◆ Task goal ◆
Leave the pictures out and quote every line from the start of the listing to the line with "import seaborn as sns", inclusive.

>>

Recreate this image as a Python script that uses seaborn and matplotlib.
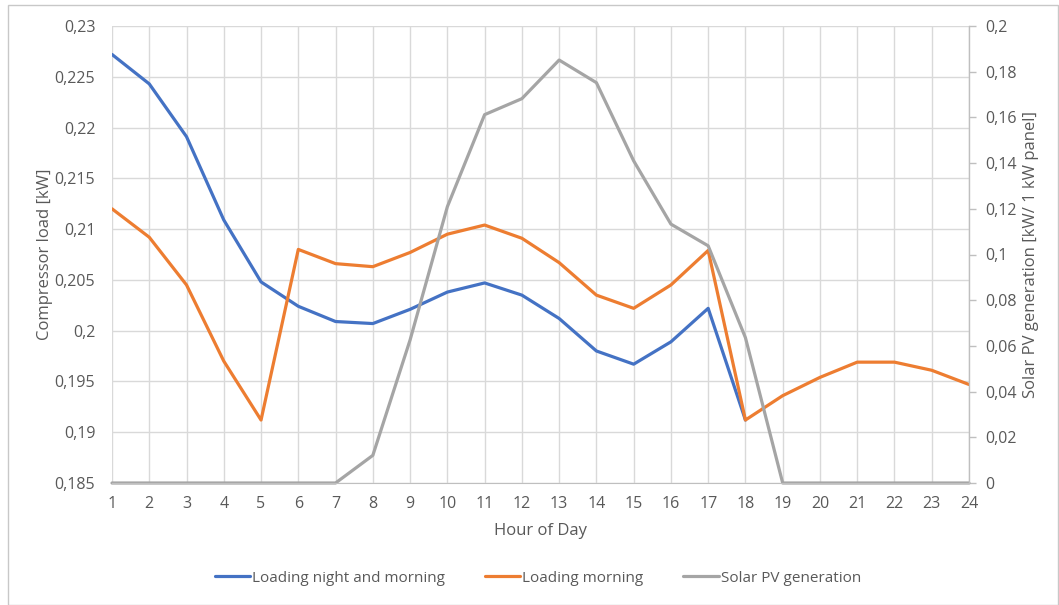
import numpy as np
import pandas as pd
import matplotlib
matplotlib.use("Agg")
import matplotlib.pyplot as plt
from matplotlib.ticker import FuncFormatter, MultipleLocator
from matplotlib.patches import Rectangle
import seaborn as sns

# Hourly data
hours = list(range(1, 25))
night_and_morning = [0.2272, 0.2243, 0.2191, 0.2109, 0.2048, 0.2024, 0.2009, 0.2007,
                     0.2021, 0.2038, 0.2047, 0.2035, 0.2012, 0.1980, 0.1967, 0.1989,
                     0.2022, 0.1912] + [np.nan] * 6
morning = [0.2120, 0.2092, 0.2045, 0.1970, 0.1912, 0.2080, 0.2066, 0.2063,
           0.2077, 0.2095, 0.2104, 0.2091, 0.2067, 0.2035, 0.2022, 0.2045,
           0.2079, 0.1912, 0.1936, 0.1954, 0.1969, 0.1969, 0.1961, 0.1947]
solar_pv = [0, 0, 0, 0, 0, 0, 0, 0.0121, 0.0626, 0.1209, 0.1612, 0.1682,
            0.1851, 0.1752, 0.1410, 0.1133, 0.1038, 0.0636, 0, 0, 0, 0, 0, 0]

labels = ["Loading night and morning", "Loading morning", "Solar PV generation"]
colors = ["#4472C4", "#ED7D31", "#A5A5A5"]

sns.set_style("white")
plt.rcParams["font.family"] = ["Open Sans", "DejaVu Sans"]
text_color = "#595959"
grid_color = "#D9D9D9"

df = pd.DataFrame({"hour": hours, "nm": night_and_morning, "m": morning, "pv": solar_pv})

fig = plt.figure(figsize=(10.59, 6.05), dpi=100)
ax = fig.add_axes([112 / 1059, 1 - 483 / 605, (969 - 112) / 1059, (483 - 26) / 605])

# Outer chart frame
fig.patches.append(Rectangle((8 / 1059, 0.0), 1 - 8 / 1059 - 0.001, 1 - 5 / 605,
                             transform=fig.transFigure, fill=False,
                             edgecolor="#C8C8C8", linewidth=1.0))

sns.lineplot(data=df, x="hour", y="nm", ax=ax, color=colors[0], linewidth=2.3, label=labels[0], legend=False)
sns.lineplot(data=df, x="hour", y="m", ax=ax, color=colors[1], linewidth=2.3, label=labels[1], legend=False)

ax2 = ax.twinx()
sns.lineplot(data=df, x="hour", y="pv", ax=ax2, color=colors[2], linewidth=2.3, label=labels[2], legend=False)
for ln in ax2.lines:
    ln.set_clip_on(False)

ax.set_xlim(1, 24)
ax.set_ylim(0.185, 0.23)
ax2.set_ylim(0, 0.2)
ax.set_xticks(hours)
ax.yaxis.set_major_locator(MultipleLocator(0.005))
ax2.yaxis.set_major_locator(MultipleLocator(0.02))

def comma_fmt(v, pos):
    return "{:g}".format(round(v, 4)).replace(".", ",")

ax.yaxis.set_major_formatter(FuncFormatter(comma_fmt))
ax2.yaxis.set_major_formatter(FuncFormatter(comma_fmt))

ax.grid(True, color=grid_color, linewidth=1.0)
ax.set_axisbelow(True)

for a in (ax, ax2):
    for s in a.spines.values():
        s.set_visible(False)
ax2.spines["bottom"].set_visible(True)
ax2.spines["bottom"].set_color("#BFBFBF")
ax2.spines["right"].set_visible(True)
ax2.spines["right"].set_color("#BFBFBF")
ax2.spines["right"].set_linewidth(1.0)

ax.tick_params(axis="both", length=0, labelsize=11.5, colors=text_color, pad=12)
ax.tick_params(axis="x", pad=9)
ax2.tick_params(axis="y", length=5, width=1, color="#BFBFBF", labelsize=11.5,
                labelcolor=text_color, pad=7)

ax.set_xlabel("Hour of Day", fontsize=12, color=text_color, va="center")
ax.set_ylabel("Compressor load [kW]", fontsize=12, color=text_color, va="center")
ax2.set_ylabel("Solar PV generation [kW/ 1 kW panel]", fontsize=12, color=text_color, va="center")
ax.xaxis.set_label_coords(0.5, (483 - 531) / 457)
ax.yaxis.set_label_coords((45 - 112) / 857, 0.5)
ax2.yaxis.set_label_coords((1031 - 112) / 857, 0.5)

handles = ax.get_lines()[:2] + ax2.get_lines()[:1]
fig.legend(handles, labels, loc="center", bbox_to_anchor=(0.508, 1 - 578 / 605), ncol=3,
           frameon=False, fontsize=11, handlelength=2.3, columnspacing=2.6,
           labelcolor=text_color, handletextpad=0.15)

fig.savefig("out.png", dpi=100)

<<

◆ Exercise response ◆
Recreate this image as a Python script that uses seaborn and matplotlib.
import numpy as np
import pandas as pd
import matplotlib
matplotlib.use("Agg")
import matplotlib.pyplot as plt
from matplotlib.ticker import FuncFormatter, MultipleLocator
from matplotlib.patches import Rectangle
import seaborn as sns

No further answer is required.